2. Avverso la sentenza ricorre l’imputato deducendo la contraddittorieta’ della motivazione e il mancato riconoscimento dell’esimente della provocazione. Sotto il primo profilo osserva il ricorrente come, tanto nelle dichiarazioni rilasciate alla stampa, come nel corso del diverbio con gli albergatori, il (OMISSIS) avesse fatto ricorso ad espressioni in tutto identiche (sostanzialmente concentratesi nel definire uno “schifo” il servizio offerto dall’hotel) che la Corte distrettuale, con motivazione per l’appunto illogica e contraddittoria, aveva valutato in maniera opposta ai fini della configurabilita’ del legittimo esercizio del diritto di critica. Non di meno, pur riconoscendo che l’istruttoria dibattimentale avesse dimostrato l’effettivita’ dei disservizi denunciati dall’imputato, del tutto immotivatamente avrebbe escluso l’operativita’ della disposizione di cui all’articolo 599 c.p., comma 2.
CONSIDERATO IN DIRITTO
Il ricorso e’ fondato nei limiti di seguito esposti.In realta’ infondata ai limiti dell’inammissibilita’ e’ la prima doglianza, giacche’ la Corte distrettuale ha esaurientemente illustrato le ragioni per cui l’utilizzo del medesimo epiteto nei due differenti contesti dovesse portare a differenti conclusioni in ordine alla valutazione della penale rilevanza della condotta dell’imputato, precisando come nei confronti diretti con l’albergatore il (OMISSIS) non si fosse limitato alla specifica critica delle modalita’ di erogazione del servizio di ristorazione, bensi’ avesse trasceso in una piu’ generale e gratuita aggressione verbale nei confronti della persona offesa e della struttura da lui gestita. Argomentazioni queste che non risultano manifestamente illogiche e con le quali il ricorrente non si e’ effettivamente confrontato con la dovuta specificita’.

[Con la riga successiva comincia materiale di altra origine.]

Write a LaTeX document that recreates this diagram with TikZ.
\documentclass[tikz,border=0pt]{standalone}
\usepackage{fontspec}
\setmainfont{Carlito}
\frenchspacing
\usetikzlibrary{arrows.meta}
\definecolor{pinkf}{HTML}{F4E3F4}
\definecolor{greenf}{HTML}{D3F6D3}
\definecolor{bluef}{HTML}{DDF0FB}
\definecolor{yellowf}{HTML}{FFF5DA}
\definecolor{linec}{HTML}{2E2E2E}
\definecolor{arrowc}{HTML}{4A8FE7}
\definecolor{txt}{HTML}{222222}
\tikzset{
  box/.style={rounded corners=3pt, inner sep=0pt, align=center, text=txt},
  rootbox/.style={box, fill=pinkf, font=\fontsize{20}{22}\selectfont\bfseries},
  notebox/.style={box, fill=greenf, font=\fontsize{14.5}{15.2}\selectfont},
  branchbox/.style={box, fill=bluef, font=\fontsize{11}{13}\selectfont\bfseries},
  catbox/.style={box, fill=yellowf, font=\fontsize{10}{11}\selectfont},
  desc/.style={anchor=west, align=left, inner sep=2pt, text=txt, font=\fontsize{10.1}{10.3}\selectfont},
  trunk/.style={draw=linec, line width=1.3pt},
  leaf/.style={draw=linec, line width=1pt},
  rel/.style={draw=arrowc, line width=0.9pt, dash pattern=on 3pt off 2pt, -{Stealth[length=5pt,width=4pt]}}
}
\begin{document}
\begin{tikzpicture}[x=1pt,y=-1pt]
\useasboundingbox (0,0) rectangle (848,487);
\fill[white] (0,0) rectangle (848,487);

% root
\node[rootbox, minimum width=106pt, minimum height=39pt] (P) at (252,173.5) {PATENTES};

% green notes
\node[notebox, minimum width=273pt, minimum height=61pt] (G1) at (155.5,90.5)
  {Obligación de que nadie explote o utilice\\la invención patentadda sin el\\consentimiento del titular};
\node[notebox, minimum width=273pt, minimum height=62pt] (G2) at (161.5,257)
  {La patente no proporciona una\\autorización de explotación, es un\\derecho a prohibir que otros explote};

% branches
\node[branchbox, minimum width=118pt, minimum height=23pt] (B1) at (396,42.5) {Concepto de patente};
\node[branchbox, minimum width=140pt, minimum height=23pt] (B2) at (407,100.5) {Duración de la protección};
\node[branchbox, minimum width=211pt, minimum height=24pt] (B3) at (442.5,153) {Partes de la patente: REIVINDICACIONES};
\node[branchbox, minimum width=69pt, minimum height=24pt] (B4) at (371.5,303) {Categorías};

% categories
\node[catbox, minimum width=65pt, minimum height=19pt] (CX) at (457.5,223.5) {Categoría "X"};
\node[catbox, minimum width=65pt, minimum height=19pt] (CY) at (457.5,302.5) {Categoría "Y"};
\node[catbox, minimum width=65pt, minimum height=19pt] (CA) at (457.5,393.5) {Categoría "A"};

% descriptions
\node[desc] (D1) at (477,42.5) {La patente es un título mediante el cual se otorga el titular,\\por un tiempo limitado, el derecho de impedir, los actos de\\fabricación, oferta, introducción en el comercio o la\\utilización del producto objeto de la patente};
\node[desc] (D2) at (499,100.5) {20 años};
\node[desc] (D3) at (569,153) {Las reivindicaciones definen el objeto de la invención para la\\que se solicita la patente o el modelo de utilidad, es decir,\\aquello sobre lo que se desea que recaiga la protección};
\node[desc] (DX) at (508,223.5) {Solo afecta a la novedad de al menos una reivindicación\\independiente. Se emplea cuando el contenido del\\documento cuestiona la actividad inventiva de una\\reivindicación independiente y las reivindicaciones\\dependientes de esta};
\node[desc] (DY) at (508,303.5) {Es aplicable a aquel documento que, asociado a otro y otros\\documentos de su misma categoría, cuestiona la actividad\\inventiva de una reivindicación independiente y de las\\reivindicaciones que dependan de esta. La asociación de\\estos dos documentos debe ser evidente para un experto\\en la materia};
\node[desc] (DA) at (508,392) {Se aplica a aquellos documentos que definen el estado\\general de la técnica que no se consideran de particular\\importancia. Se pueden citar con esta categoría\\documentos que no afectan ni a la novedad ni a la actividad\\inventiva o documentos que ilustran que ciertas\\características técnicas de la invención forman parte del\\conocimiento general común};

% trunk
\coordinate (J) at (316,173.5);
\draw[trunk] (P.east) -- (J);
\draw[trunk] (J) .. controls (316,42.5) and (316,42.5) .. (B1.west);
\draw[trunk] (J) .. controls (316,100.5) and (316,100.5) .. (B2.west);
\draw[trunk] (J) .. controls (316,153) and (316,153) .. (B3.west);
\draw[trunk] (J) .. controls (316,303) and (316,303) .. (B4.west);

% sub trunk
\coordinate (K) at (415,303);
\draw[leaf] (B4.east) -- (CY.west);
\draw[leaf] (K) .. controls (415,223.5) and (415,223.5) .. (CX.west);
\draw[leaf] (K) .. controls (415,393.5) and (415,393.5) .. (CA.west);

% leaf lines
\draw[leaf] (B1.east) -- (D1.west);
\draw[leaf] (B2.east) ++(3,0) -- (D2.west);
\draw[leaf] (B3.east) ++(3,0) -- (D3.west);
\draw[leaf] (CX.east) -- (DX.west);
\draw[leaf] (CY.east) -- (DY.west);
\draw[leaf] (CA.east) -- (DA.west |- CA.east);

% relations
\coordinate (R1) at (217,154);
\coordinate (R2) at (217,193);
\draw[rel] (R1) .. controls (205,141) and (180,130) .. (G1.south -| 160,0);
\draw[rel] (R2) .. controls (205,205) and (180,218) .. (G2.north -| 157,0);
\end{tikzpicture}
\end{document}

Il ricorso coglie invece nel segno nella critica al mancato riconoscimento dell’esimente della provocazione, nonostante i giudici d’appello avessero ammesso che la condotta ingiuriosa addebitata costituisse l’effettiva e sostanzialmente immediata reazione ai disservizi subiti dal (OMISSIS) ed all’imposizione di regole (divieto di asportare i residui del cibo per costituire il cd. “doggy bag”, riempire la propria borraccia dalla bottiglia servita a tavola) non irragionevolmente ritenute pretestuose ed ingiuste dall’imputato.

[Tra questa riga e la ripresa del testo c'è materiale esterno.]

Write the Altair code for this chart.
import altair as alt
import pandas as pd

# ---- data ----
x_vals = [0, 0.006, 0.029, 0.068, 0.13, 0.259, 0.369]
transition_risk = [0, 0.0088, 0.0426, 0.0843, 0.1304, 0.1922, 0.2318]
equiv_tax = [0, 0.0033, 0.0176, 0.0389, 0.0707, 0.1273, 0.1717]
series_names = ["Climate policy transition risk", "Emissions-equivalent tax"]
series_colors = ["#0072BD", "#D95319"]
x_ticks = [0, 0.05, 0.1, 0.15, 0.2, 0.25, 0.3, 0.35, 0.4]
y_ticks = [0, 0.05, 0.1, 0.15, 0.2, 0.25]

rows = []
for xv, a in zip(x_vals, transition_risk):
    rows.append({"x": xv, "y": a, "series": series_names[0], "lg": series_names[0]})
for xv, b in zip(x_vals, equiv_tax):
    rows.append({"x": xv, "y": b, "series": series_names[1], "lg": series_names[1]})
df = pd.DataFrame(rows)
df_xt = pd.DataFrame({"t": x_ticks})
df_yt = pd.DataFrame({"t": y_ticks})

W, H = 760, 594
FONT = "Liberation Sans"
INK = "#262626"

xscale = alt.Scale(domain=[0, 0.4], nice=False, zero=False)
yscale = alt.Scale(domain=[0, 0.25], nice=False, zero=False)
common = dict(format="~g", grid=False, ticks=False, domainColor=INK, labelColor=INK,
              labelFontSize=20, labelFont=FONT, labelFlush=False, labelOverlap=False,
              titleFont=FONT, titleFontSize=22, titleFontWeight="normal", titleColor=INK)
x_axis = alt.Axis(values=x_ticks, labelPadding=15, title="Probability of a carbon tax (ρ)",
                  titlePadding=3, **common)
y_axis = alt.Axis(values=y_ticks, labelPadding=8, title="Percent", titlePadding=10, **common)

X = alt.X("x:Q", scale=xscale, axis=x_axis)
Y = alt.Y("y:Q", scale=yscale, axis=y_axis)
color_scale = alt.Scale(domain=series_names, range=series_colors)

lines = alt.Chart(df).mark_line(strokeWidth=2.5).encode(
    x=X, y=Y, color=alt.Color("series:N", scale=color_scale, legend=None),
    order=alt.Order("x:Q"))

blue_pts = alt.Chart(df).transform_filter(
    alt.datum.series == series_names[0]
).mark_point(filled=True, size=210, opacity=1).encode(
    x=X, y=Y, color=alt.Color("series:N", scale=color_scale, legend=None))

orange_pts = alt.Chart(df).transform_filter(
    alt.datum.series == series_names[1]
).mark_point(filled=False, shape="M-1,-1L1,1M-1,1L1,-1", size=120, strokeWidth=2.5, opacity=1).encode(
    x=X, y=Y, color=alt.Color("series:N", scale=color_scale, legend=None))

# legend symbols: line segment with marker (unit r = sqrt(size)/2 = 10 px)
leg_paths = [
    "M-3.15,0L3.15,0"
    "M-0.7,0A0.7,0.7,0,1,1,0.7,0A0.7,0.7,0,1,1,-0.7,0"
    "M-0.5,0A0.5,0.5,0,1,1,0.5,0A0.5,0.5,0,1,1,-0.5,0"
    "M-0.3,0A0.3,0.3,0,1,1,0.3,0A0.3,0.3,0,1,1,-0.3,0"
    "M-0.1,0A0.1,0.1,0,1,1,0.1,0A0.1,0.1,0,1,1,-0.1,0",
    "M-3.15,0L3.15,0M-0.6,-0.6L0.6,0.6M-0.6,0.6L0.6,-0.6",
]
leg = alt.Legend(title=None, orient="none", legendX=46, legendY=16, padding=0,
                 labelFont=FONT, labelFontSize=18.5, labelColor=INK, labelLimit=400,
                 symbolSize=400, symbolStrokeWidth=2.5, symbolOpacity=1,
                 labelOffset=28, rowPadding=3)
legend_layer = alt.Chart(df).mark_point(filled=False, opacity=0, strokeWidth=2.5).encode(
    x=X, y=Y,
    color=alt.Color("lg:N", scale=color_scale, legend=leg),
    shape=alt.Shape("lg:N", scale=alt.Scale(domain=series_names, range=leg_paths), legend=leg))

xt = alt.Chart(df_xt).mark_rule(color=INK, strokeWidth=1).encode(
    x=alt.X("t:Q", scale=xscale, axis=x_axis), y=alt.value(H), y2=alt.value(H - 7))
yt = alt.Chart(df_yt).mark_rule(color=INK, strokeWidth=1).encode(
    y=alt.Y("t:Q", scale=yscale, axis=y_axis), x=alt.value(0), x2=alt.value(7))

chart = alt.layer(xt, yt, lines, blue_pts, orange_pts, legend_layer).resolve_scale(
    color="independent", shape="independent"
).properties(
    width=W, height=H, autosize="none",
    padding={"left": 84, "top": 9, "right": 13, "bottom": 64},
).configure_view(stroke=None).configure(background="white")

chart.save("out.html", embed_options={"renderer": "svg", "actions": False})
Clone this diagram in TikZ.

In realta’ la fattispecie descritta in sentenza integra effettivamente quella tipizzata dall’articolo 599 c.p., comma 2 atteso che il fatto ingiusto altrui puo’ essere costituito anche dalla lesione di regole comunemente accettate nella civile convivenza (Sez. 5, n. 9907/12 del 16 dicembre 2011, P.C. in proc. Conti, Rv. 252948), mentre la motivazione – invero assai generica – resa per escludere l’operativita’ dell’esimente si rivela intrinsecamente contraddittoria sul punto, una volta contestualizzata all’interno del complessivo discorso giustificativo del provvedimento.

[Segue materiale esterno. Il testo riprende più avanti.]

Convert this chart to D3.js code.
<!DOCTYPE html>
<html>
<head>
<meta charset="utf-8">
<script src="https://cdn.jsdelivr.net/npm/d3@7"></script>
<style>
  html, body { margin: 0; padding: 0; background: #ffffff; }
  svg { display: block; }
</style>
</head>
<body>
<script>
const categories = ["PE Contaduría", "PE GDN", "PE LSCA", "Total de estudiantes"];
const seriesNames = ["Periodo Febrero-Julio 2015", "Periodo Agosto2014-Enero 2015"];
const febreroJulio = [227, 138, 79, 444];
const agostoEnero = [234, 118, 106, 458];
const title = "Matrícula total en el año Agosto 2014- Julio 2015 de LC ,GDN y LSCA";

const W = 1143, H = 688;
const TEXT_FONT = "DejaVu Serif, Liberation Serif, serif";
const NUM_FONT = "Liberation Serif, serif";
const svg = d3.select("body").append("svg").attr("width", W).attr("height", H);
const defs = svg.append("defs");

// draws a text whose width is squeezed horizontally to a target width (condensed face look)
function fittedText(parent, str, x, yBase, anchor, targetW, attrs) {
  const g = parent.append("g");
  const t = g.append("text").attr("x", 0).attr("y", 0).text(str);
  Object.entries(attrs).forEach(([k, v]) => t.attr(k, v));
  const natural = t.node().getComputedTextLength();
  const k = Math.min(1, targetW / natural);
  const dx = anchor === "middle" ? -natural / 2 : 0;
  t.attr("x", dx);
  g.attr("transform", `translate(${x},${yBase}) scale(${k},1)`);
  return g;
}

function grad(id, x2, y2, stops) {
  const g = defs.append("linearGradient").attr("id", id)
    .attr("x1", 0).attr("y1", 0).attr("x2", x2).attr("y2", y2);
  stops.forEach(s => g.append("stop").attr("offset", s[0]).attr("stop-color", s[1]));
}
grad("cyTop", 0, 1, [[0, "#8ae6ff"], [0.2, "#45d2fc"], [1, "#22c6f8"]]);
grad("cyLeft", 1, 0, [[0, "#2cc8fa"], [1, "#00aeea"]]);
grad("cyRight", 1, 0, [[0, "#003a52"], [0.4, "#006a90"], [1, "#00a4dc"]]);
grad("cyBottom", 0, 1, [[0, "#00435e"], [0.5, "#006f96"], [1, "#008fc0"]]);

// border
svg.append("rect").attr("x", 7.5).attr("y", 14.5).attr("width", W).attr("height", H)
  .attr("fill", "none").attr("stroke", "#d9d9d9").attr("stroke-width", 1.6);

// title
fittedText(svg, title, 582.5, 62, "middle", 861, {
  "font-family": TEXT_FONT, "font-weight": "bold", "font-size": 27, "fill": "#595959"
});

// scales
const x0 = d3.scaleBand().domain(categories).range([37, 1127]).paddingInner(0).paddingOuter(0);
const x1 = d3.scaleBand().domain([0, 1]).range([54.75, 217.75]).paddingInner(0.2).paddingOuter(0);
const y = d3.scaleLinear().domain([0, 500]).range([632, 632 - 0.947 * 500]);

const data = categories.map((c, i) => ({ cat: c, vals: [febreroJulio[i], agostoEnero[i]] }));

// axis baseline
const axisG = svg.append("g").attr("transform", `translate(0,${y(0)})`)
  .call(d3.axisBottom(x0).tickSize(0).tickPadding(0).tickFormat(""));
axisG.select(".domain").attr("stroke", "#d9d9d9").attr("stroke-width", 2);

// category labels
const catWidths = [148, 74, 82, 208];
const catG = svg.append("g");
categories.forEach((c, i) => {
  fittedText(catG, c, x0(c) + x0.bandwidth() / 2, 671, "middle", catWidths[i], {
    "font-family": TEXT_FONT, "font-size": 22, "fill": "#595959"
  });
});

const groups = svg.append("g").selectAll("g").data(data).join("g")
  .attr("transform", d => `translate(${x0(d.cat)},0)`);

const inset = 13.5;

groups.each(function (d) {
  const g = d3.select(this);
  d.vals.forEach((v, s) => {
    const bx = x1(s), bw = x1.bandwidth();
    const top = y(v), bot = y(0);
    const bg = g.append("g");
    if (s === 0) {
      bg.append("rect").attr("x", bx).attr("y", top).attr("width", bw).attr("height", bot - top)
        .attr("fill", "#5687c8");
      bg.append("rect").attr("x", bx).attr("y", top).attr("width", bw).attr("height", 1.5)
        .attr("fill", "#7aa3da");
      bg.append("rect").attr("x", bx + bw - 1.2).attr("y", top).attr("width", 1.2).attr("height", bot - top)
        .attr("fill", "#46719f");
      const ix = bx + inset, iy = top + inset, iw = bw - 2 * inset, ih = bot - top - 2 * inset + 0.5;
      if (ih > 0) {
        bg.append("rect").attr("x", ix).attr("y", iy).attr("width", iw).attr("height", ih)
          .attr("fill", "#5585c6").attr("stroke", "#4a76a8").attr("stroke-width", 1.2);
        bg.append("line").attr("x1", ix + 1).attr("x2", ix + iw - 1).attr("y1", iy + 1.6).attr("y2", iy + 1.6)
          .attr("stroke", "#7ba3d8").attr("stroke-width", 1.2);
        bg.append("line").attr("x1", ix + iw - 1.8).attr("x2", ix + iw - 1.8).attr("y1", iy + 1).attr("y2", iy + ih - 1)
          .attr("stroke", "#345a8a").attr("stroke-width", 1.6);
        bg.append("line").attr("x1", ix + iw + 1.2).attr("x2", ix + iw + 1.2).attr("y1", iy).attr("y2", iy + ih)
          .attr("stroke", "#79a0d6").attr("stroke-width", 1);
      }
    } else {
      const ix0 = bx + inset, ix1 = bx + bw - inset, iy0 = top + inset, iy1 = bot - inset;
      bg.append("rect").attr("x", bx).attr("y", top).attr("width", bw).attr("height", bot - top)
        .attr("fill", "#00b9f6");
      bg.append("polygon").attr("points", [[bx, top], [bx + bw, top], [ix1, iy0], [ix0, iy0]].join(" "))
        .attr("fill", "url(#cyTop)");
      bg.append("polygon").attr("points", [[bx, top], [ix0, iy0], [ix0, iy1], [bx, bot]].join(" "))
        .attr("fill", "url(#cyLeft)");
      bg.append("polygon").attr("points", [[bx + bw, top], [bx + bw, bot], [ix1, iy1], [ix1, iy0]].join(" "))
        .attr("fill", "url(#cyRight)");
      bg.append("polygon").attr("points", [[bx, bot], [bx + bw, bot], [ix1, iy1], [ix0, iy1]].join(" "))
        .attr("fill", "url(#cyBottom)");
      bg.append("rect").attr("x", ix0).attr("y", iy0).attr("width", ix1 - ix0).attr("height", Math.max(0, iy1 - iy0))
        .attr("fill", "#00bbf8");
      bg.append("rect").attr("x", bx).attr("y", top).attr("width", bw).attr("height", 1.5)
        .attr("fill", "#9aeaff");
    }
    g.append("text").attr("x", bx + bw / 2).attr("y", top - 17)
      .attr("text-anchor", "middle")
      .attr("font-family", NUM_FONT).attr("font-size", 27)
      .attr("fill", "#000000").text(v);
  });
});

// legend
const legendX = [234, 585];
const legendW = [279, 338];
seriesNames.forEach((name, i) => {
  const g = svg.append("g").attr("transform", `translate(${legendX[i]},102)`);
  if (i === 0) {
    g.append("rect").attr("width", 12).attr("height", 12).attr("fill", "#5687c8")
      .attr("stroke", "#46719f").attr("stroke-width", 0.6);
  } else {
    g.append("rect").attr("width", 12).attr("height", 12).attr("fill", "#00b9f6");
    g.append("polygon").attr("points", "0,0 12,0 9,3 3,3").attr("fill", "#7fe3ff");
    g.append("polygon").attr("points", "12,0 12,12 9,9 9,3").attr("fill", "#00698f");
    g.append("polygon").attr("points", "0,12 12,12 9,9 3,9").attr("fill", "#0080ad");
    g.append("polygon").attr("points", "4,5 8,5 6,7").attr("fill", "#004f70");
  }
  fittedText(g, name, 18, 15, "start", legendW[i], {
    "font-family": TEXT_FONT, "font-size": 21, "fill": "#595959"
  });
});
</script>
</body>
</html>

La sentenza deve dunque essere annullata senza rinvio per essere l’imputato non punibile ai sensi dell’articolo 599 c.p., comma 2 avendo agito nello stato d’ira determinato dal fatto ingiusto altrui.
P.Q.M.
Annulla la sentenza impugnata senza rinvio per essere l’imputato non punibile ai sensi dell’articolo 599 c.p., comma 2.